Eng went on to say that he wishes he was Cho, and that Cho was his "hero." He also defended Cho's actions by pointing to Asian stereotypes in Hollywood.

Like Cho, Eng also had a troubled history at NYU, where he attended the Tisch School of the Arts. In a pattern of behavior very similar to that of Cho, Eng admitted to stalking a white female student, and expressed animosity towards white and black students. He was suspended by the university after spitting on a white student.

Eng also wrote a script filled with white and black stereotypes and "said that the average white girl is an absolute whore."

He showed Hilliard a 2003 memo in which one Tisch official wrote, "It is my belief that Kenneth poses a real threat to the Tisch community and has the capacity to harm or kill someone ... I would like to offer Kenneth the opportunity, in lieu of a disciplinary hearing, to withdraw from NYU with a refund for the semester."

Eng responded to the official's fear by saying, "Frankly, I was planning on going to NYU and going on a rampage. The only thing that stopped me was that I couldn't afford a gun."

The NYPD responded to the article by investigating Eng. It was revealed that on April 30, just two days before the article was published, Eng had threatened to kill his neighbor Marissa Addison and her mother in front of their Queens home, saying "If your dog bites me, I will kill you and your family."

He called Marissa's mother fat and lazy and swung a hammer at the mother and one of their two dogs. (Cho took a picture of himself angrily wielding a hammer before he went on his rampage.)

Eng was formally charged with second-degree assault and menacing, first-degree possession of a weapon, and second-degree harassment on May 11, and is being held in jail without bail. The court has agreed to a request by Eng's attorney that he undergo a mental examination. He is scheduled to return to court on June 13.

Eng's public comments concerning Cho and the Virginia Tech shootings certainly warranted some form of attention, and his revealed conflict with his neighbors are more than enough to justify his imprisonment and mental assessment.

His past writings, bizarre behavior in a televised interview, and clear expressions of angst and desire to inflict serious harm on others make it far too obvious that Eng is in need of confinement and serious help.

Eng's ethnicity probably garnered him extra attention, especially since he adamantly pointed to ethnic stereotypes and race anxiety so often, especially in his support of Cho.
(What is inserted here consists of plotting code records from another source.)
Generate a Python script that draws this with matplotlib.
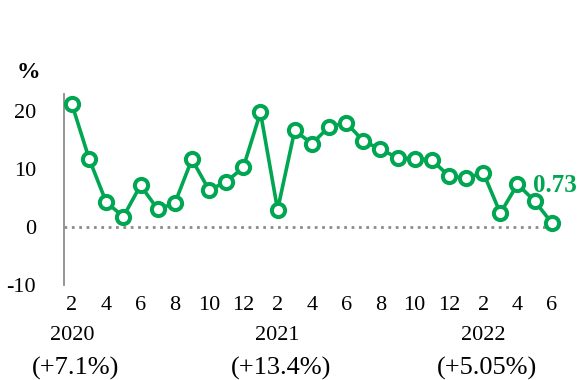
import matplotlib.pyplot as plt

plt.rcParams['font.family'] = ['Liberation Serif', 'DejaVu Serif']

# monthly growth, Feb 2020 .. Jun 2022
months = [2, 3, 4, 5, 6, 7, 8, 9, 10, 11, 12,
          1, 2, 3, 4, 5, 6, 7, 8, 9, 10, 11, 12,
          1, 2, 3, 4, 5, 6]
values = [21.2, 11.8, 4.3, 1.8, 7.2, 3.1, 4.1, 11.7, 6.4, 7.8, 10.3, 19.8,
          3.0, 16.7, 14.4, 17.3, 18.0, 14.9, 13.4, 12.0, 11.8, 11.6, 8.8, 8.4,
          9.4, 2.4, 7.4, 4.5, 0.73]
years = ['2020', '2021', '2022']
year_growth = ['(+7.1%)', '(+13.4%)', '(+5.05%)']
year_pos = [0, 12, 24]

green = '#00A651'

fig = plt.figure(figsize=(5.81, 3.80), dpi=100)
ax = fig.add_axes([0.110, 0.25, 0.850, 0.503])

xs = list(range(len(values)))
ax.axhline(0, color='#8c8c8c', lw=2.0, ls=':', zorder=1)
ax.plot(xs, values, color=green, lw=2.6, marker='o', ms=9.5,
        mfc='white', mec=green, mew=2.9, zorder=3, clip_on=False)

ax.set_xlim(-0.47, 28.35)
ax.set_ylim(-10, 23)
ax.set_yticks([-10, 0, 10, 20])
ax.set_yticklabels(['-10', '0', '10', '20'], fontsize=16)

tick_idx = [i for i in xs if months[i] % 2 == 0]
ax.set_xticks(tick_idx)
ax.set_xticklabels([str(months[i]) for i in tick_idx], fontsize=16)
ax.tick_params(axis='both', length=0)
ax.tick_params(axis='y', pad=20)
ax.tick_params(axis='x', pad=8)

for s in ['top', 'right', 'bottom']:
    ax.spines[s].set_visible(False)
ax.spines['left'].set_color('#8c8c8c')
ax.spines['left'].set_linewidth(1.3)

trans = ax.get_xaxis_transform()
for x, yr, g in zip(year_pos, years, year_growth):
    ax.text(x, -0.262, yr, transform=trans, ha='center', va='center', fontsize=16)
    ax.text(x + 0.2, -0.435, g, transform=trans, ha='center', va='center', fontsize=19)

ax.annotate(f'{values[-1]:.2f}', (xs[-1], values[-1]), xytext=(2, 27),
            textcoords='offset points', ha='center', va='center',
            fontsize=18, fontweight='bold', color=green)

fig.text(28 / 581, 1 - 72 / 380, '%', ha='center', va='center',
         fontsize=17, fontweight='bold')

fig.savefig('out.png', dpi=100)
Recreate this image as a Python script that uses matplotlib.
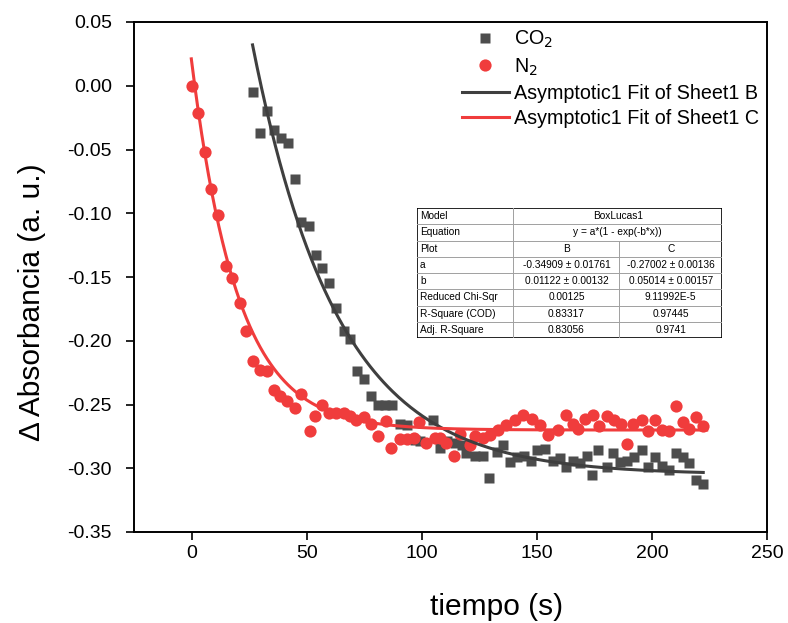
import numpy as np
import matplotlib
matplotlib.use("Agg")
import matplotlib.pyplot as plt

plt.rcParams["font.family"] = ["Liberation Sans", "DejaVu Sans"]
plt.rcParams["axes.unicode_minus"] = False

# CO2 (columna B)
t_co2 = [26.7, 29.9, 32.7, 35.8, 38.7, 41.9, 44.8, 47.7, 50.9, 53.9,
         56.8, 59.7, 62.9, 66.1, 69.0, 71.9, 74.8, 78.1, 81.0, 83.9,
         87.3, 90.4, 93.6, 97.0, 99.1, 104.9, 107.8, 111.0, 114.3, 117.3,
         119.4, 123.0, 126.7, 129.3, 132.5, 135.3, 138.3, 141.4, 144.3, 147.3,
         150.1, 153.5, 157.1, 160.0, 162.6, 165.8, 168.7, 171.6, 173.8, 176.7,
         180.3, 183.2, 186.1, 189.3, 192.2, 195.5, 198.4, 201.3, 204.2, 207.4,
         210.4, 213.6, 216.2, 219.1, 222.3]
abs_co2 = [-0.005, -0.037, -0.020, -0.035, -0.041, -0.045, -0.073, -0.107, -0.110, -0.133,
           -0.143, -0.155, -0.174, -0.192, -0.199, -0.224, -0.230, -0.243, -0.250, -0.250,
           -0.250, -0.265, -0.266, -0.278, -0.279, -0.262, -0.284, -0.279, -0.280, -0.282,
           -0.288, -0.290, -0.290, -0.308, -0.287, -0.282, -0.295, -0.291, -0.290, -0.294,
           -0.286, -0.285, -0.294, -0.292, -0.299, -0.294, -0.296, -0.290, -0.305, -0.286,
           -0.299, -0.288, -0.295, -0.294, -0.291, -0.286, -0.299, -0.291, -0.298, -0.301,
           -0.288, -0.291, -0.296, -0.309, -0.312]

# N2 (columna C)
t_n2 = [0.0, 2.7, 5.7, 8.6, 11.7, 14.8, 17.7, 20.9, 23.8, 26.7,
        29.6, 32.9, 35.7, 38.3, 41.4, 44.8, 47.7, 51.3, 53.5, 56.8,
        59.7, 62.9, 66.1, 69.0, 71.6, 74.8, 78.1, 80.9, 84.3, 86.8,
        90.4, 93.5, 96.5, 98.8, 102.0, 105.6, 107.8, 110.7, 114.0, 116.5,
        120.9, 123.0, 126.6, 129.6, 133.2, 136.8, 140.4, 144.0, 147.7, 151.3,
        154.9, 159.3, 162.6, 165.8, 168.0, 170.9, 174.5, 177.0, 180.3, 183.5,
        186.4, 189.3, 191.9, 195.5, 198.4, 201.3, 204.2, 207.4, 210.4, 213.3,
        216.2, 219.1, 222.3]
abs_n2 = [0.000, -0.021, -0.052, -0.081, -0.101, -0.141, -0.151, -0.170, -0.192, -0.216,
          -0.223, -0.224, -0.239, -0.243, -0.247, -0.253, -0.242, -0.271, -0.259, -0.250,
          -0.257, -0.257, -0.257, -0.259, -0.262, -0.260, -0.265, -0.275, -0.263, -0.284,
          -0.277, -0.277, -0.276, -0.264, -0.280, -0.276, -0.276, -0.280, -0.290, -0.273,
          -0.282, -0.275, -0.276, -0.274, -0.270, -0.266, -0.262, -0.258, -0.261, -0.266,
          -0.274, -0.270, -0.258, -0.265, -0.269, -0.261, -0.258, -0.267, -0.259, -0.262,
          -0.265, -0.281, -0.265, -0.262, -0.271, -0.262, -0.270, -0.271, -0.251, -0.264,
          -0.269, -0.260, -0.267]

# curvas de ajuste y = a*(1 - exp(-b*(t - t0)))
a_co2, b_co2, t0_co2 = -0.305, 0.027, 30.2
a_n2, b_n2, t0_n2 = -0.27002, 0.05014, 1.4
tfit_co2 = (26.5, 222.3)
tfit_n2 = (-0.1, 223.8)

x_ticks = [0, 50, 100, 150, 200, 250]
y_ticks = [-0.35, -0.30, -0.25, -0.20, -0.15, -0.10, -0.05, 0.00, 0.05]

# tabla de resultados del ajuste
tab_rows = ["Model", "Equation", "Plot", "a", "b",
            "Reduced Chi-Sqr", "R-Square (COD)", "Adj. R-Square"]
tab_b = ["B", "-0.34909 ± 0.01761", "0.01122 ± 0.00132", "0.00125", "0.83317", "0.83056"]
tab_c = ["C", "-0.27002 ± 0.00136", "0.05014 ± 0.00157", "9.11992E-5", "0.97445", "0.9741"]
tab_model = "BoxLucas1"
tab_eq = "y = a*(1 - exp(-b*x))"

c_co2 = "#4d4d4d"
c_n2 = "#f03c3c"


def box_lucas(t, a, b, t0):
    return a * (1 - np.exp(-b * (t - t0)))


W, H = 788, 623
fig = plt.figure(figsize=(W / 100, H / 100), dpi=100)
ax = fig.add_axes([134 / W, 1 - 532 / H, (767 - 134) / W, (532 - 22) / H])

ax.plot(t_co2, abs_co2, "s", color=c_co2, ms=7.6, mec="none", label="CO$_2$")
ax.plot(t_n2, abs_n2, "o", color=c_n2, ms=8.8, mec="none", label="N$_2$")

tt = np.linspace(*tfit_co2, 300)
ax.plot(tt, box_lucas(tt, a_co2, b_co2, t0_co2), color="#3f3f3f", lw=2.2,
        label="Asymptotic1 Fit of Sheet1 B")
tt = np.linspace(*tfit_n2, 300)
ax.plot(tt, box_lucas(tt, a_n2, b_n2, t0_n2), color=c_n2, lw=2.2,
        label="Asymptotic1 Fit of Sheet1 C")

ax.set_xlim(-25, 250)
ax.set_ylim(-0.35, 0.05)
ax.set_xticks(x_ticks)
ax.set_yticks(y_ticks)
ax.yaxis.set_major_formatter(plt.FuncFormatter(lambda v, p: f"{round(v, 2) + 0:.2f}"))
ax.tick_params(labelsize=14, width=1.2, length=6, direction="out")
ax.tick_params(axis="y", pad=10)
ax.tick_params(top=False, right=False)
for s in ax.spines.values():
    s.set_linewidth(1.4)

# títulos de ejes colocados en píxeles de la figura
fig.text(497 / W, 1 - 607 / H, "tiempo (s)", fontsize=21.5, ha="center", va="center")
fig.text(32 / W, 1 - 302 / H, "Δ Absorbancia (a. u.)", fontsize=21.5,
         ha="center", va="center", rotation=90)

ax.legend(loc="upper right", bbox_to_anchor=(1.009, 1.013), frameon=False,
          fontsize=14.2, handlelength=2.4, handletextpad=0.25,
          labelspacing=0.3, borderaxespad=0.3)

# tabla dibujada a mano (celdas combinadas en Model / Equation)
tx0, ty0, tw, th = 417, 208, 305, 130
tab = fig.add_axes([tx0 / W, 1 - (ty0 + th) / H, tw / W, th / H])
tab.set_xlim(0, tw)
tab.set_ylim(th, 0)
tab.axis("off")
col1, col2 = 96.5, 202.5
rh = th / 8
for i in range(1, 8):
    tab.plot([0, tw], [i * rh, i * rh], color="#a0a0a0", lw=0.7)
tab.plot([col1, col1], [0, th], color="#a0a0a0", lw=0.7)
tab.plot([col2, col2], [2 * rh, th], color="#a0a0a0", lw=0.7)
tab.add_patch(plt.Rectangle((0, 0), tw, th, fill=False, ec="black", lw=1.2))
fs = 7.3
for i, name in enumerate(tab_rows):
    tab.text(3, (i + 0.5) * rh, name, fontsize=fs, va="center", ha="left")
tab.text((col1 + tw) / 2, 0.5 * rh, tab_model, fontsize=fs, va="center", ha="center")
tab.text((col1 + tw) / 2, 1.5 * rh, tab_eq, fontsize=fs, va="center", ha="center")
for i in range(6):
    tab.text((col1 + col2) / 2, (i + 2.5) * rh, tab_b[i], fontsize=fs,
             va="center", ha="center")
    tab.text((col2 + tw) / 2, (i + 2.5) * rh, tab_c[i], fontsize=fs,
             va="center", ha="center")

fig.savefig("out.png", dpi=100)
Eng seems intent on placing a race issue at the center of Cho's actions, when Cho's video diatribes seemed more focused on economic and social divisions. So, if Eng's ethnicity did gain him more attention from the NYPD, it seems that he is partially to blame.

Nationality aside, Eng's disturbing words and actions, and not his skin color, earned him the repercussions he is experiencing now and it should be hoped that his deep-seated issues will be dealt with.

He may not realize it, but by openly talking about the frightening similarities between his documented school troubles and those of Cho, Eng is creating the very thing he seems to despise: an Asian stereotype, albeit a new and far more harmful one.

The fact of the matter is that ethnic stereotypes are a reality in our current world, and they will remain for the foreseeable future. That may be a sad truth to accept, but it is undeniable. However, if Eng, or anyone for that matter, is fed up with their respective ethnic stereotypes, they must realize that overcoming or even breaking them will not be accomplished through physical and verbal violence. That endeavor is hopeless and ultimately self-defeating, and will only go to perpetuate the problem at hand.